Henry de Ferrers and the Domesday Survey
In 1086 Henry de Ferrers served as one of the royal commissioners appointed by William I to supervise the compilation of the Domesday survey – a remarkable mark of royal confidence. The same survey records him as tenant-in-chief of approximately 210 manors in England, with the overwhelming concentration in Derbyshire, where the list of his holdings occupies five folios of the Domesday Book. Among them, in the Hundred of Appletree, is the entry for Barctune: ‘Ralph from Henry de Ferrers. Church, 2 mills.’
The entry is brief but revealing. Henry held the manor as tenant-in-chief – that is, directly of the Crown – while Ralph held it of Henry. A church and two mills indicate that Barctune was in 1086 a substantial agricultural settlement, with its 31 recorded households placing it in the largest 40% of settlements recorded in the entire Domesday survey.

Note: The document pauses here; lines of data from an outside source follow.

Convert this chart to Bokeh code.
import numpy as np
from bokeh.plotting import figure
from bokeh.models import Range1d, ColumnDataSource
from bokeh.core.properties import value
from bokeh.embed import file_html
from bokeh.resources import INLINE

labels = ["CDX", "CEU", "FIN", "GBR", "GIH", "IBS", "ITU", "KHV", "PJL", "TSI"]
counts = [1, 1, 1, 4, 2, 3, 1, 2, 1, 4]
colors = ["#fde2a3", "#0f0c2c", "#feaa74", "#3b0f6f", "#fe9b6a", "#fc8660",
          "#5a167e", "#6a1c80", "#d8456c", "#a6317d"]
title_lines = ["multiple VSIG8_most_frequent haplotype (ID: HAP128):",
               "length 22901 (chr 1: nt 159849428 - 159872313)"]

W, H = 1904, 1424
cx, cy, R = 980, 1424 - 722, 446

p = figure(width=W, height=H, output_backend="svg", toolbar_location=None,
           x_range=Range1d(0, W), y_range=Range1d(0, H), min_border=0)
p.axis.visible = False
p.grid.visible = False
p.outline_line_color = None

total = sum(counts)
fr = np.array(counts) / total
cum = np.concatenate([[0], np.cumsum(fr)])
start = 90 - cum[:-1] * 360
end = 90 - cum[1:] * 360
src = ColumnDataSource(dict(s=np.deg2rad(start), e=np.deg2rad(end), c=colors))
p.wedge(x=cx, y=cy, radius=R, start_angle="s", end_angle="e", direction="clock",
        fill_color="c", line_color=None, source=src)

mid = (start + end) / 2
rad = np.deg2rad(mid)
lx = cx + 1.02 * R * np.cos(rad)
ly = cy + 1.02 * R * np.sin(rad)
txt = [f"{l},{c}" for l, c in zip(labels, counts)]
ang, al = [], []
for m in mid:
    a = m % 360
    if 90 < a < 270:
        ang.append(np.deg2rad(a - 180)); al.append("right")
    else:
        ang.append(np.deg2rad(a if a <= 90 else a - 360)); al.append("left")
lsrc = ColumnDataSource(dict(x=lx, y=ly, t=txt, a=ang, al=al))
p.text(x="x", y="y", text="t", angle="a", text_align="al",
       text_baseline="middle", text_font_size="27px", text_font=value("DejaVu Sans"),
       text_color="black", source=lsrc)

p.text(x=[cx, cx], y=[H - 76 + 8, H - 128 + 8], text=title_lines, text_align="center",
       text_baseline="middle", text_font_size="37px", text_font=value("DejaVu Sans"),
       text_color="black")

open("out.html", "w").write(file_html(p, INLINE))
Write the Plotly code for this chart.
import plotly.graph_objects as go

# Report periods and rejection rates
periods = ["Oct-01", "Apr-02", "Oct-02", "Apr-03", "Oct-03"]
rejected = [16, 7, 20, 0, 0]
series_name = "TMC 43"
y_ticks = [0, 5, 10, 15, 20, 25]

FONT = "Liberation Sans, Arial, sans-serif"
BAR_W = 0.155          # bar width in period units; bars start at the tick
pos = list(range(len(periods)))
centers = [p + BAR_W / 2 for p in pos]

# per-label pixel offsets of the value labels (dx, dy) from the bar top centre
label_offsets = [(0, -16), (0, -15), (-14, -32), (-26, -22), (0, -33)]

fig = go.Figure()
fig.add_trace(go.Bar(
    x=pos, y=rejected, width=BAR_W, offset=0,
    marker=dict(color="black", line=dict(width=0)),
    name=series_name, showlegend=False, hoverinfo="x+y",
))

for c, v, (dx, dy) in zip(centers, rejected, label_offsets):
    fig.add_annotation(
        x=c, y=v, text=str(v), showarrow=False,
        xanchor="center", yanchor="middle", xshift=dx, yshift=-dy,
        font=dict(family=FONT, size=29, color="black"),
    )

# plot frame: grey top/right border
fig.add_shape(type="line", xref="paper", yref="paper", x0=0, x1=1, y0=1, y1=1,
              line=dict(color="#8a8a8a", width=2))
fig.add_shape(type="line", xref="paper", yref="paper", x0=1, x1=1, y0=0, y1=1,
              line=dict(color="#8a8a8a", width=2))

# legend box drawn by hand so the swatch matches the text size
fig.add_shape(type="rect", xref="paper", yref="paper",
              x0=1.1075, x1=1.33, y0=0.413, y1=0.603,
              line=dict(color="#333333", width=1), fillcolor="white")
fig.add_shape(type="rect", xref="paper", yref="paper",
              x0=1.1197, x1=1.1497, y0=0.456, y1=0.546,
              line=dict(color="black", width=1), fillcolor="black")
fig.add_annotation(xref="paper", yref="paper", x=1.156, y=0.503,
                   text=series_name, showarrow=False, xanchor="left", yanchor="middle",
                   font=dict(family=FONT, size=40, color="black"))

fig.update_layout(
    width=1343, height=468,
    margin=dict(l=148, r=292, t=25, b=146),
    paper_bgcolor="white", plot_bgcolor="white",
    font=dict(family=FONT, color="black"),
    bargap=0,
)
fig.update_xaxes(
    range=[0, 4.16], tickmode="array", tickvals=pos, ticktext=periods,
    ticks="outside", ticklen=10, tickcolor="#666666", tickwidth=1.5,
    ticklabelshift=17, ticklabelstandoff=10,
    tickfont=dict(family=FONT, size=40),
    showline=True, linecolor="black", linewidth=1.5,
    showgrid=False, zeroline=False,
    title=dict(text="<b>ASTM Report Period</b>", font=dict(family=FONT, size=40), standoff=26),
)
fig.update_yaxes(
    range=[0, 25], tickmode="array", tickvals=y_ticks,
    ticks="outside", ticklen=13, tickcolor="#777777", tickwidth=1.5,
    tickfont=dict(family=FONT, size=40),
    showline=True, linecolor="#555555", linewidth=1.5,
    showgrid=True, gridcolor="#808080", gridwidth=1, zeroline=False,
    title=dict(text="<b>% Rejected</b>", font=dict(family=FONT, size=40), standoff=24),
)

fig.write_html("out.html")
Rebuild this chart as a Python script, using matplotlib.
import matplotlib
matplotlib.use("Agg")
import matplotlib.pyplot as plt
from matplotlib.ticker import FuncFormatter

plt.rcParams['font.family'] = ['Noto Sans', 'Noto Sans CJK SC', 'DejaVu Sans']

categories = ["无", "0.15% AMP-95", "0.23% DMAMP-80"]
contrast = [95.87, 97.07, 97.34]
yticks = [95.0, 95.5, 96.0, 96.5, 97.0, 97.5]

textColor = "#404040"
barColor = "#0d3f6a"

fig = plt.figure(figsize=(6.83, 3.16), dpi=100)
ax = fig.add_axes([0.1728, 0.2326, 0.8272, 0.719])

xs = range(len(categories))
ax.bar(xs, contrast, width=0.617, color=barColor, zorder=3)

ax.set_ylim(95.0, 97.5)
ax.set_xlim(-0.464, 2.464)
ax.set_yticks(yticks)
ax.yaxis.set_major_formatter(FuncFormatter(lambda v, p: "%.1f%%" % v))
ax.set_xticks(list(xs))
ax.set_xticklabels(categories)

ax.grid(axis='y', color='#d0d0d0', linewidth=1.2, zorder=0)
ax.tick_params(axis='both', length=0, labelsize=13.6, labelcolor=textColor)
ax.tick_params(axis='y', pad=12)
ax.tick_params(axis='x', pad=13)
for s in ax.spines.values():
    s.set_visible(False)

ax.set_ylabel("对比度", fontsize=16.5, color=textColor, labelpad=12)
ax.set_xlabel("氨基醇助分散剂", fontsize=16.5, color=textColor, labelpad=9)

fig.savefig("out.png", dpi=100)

Tutbury and religious foundations
Henry made Tutbury Castle in Staffordshire his caput, or chief seat, of the English honour. Around 1080 he and his wife Bertha – possibly a member of the l’Aigle family – founded Tutbury Priory as a Benedictine house, later endowing it with tithes from many of his Derbyshire manors. He also built castles at Duffield in Derbyshire and Pilsbury in the Peak. He was buried at Tutbury Priory, which remained the principal Ferrers mausoleum through successive generations.
Death and succession
Henry de Ferrers died between September 1093 and September 1100, almost certainly at or near Tutbury. His succession was complicated. His eldest son William inherited the Norman estates; another son, Enguenulph, held Duffield Castle but did not long outlive his father. It was his third son, Robert, who inherited the English estates. Robert de Ferrers was subsequently created 1st Earl of Derby by King Stephen, and the family thereafter held the Earldom of Derby for six generations, maintaining overlordship over the very manors – including Barton – which Henry had established.
Following the rebellion of Robert de Ferrers, 6th Earl of Derby, against King Henry III in 1264–66, the Ferrers estates were forfeited to the Crown and passed to Henry III’s son Edmund, Earl of Lancaster. From that point the overlordship of the former Ferrers manors, including the Honour of Tutbury, was absorbed into the Duchy of Lancaster. The Bakepuiz family’s tenure of Barton, however, appears to have continued under the successive overlords without interruption until their sale to Walter Blount in 1381.
A note on name spellings
The family name appears variously in primary and secondary sources as Ferrers, Ferrars, Ferrieres, de Ferrières and de Ferieres (the last form appearing in the Domesday survey transcript, which records him as Henricus de Ferrariis). The spelling Ferrers is standard in English historical usage and is preferred here. The variant Ferrars, used by later branches in England, should be distinguished from the Derbyshire Earls of Derby, who are conventionally styled Ferrers.
A note on uncertainty
Two points warrant editorial caution. First, Henry’s presence at Hastings is traditional rather than documented: no battle-roll or chronicle names him unambiguously, though his subsequent rewards are consistent with distinguished service. Second, the identification of the Domesday ‘Ralph’ with the Bakepuiz family is a probable, not a certain, identification – the Domesday text gives only the forename, and the surname rests on later local evidence of the family’s possession of Barton. The phrase ‘under Henry de Ferrers’ most accurately describes the arrangement as it stood in 1086, rather than a continuous personal relationship through to 1381.